In the past we've seen software defined radio's like the HackRF use to create art installations such as the 'Holypager', which was an art project that aimed to draw attention to the breach of privacy caused by pagers used by doctors and staff at hospitals.
Recently another art installation involving a software defined radio was exhibited at Wichita State University. The project by artist Nicholas A. Knouf is called "they transmitted continuously / but our times rarely aligned / and their signals dissipated in the æther" and it aims to collect the sounds of various satellite transmissions, and play them back using small piezo speakers in the art gallery. To do this he built a SatNOGS receiver and used a software defined radio to capture the audio. He doesn't mention which SDR was used, but most commonly RTL-SDR's are used with the SatNOGS project. Nicholas describes the project below:
This 20-channel sound installation represents the results of collecting hundreds of transmissions from satellites orbiting the earth. Using custom antennas that I built from scratch, I tracked the orbits and frequencies of satellites using specialized software. This software then allows me to collect the radio frequency signals and translate them into sound.
The open source software and hardware, called SatNOGS and developed by a world-wide group of satellite enthusiasts, enables anyone to build a ground station for tracking satellites and their transmissions, which are then uploaded to a publicly accessable database. Data received by my ground stations can be found here.

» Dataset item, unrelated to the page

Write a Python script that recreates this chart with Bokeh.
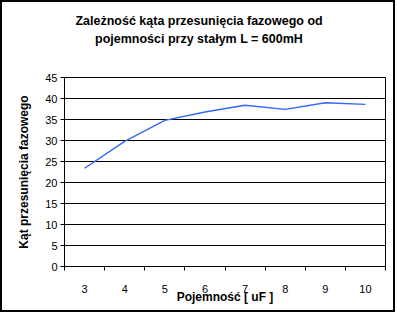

These transmissions are mostly from weather satellites, CubeSats (small satellites launched by universities world-wide for short-term research), or amateur radio repeaters (satellites designed for ham radio operators to experiment with communication over long distances).
I made the speakers hanging from the grid from a piezoelectric element embedded between two sheets of handmade abaca paper that was then air dried over a form.
The project was also discussed over on the SatNOGS forum.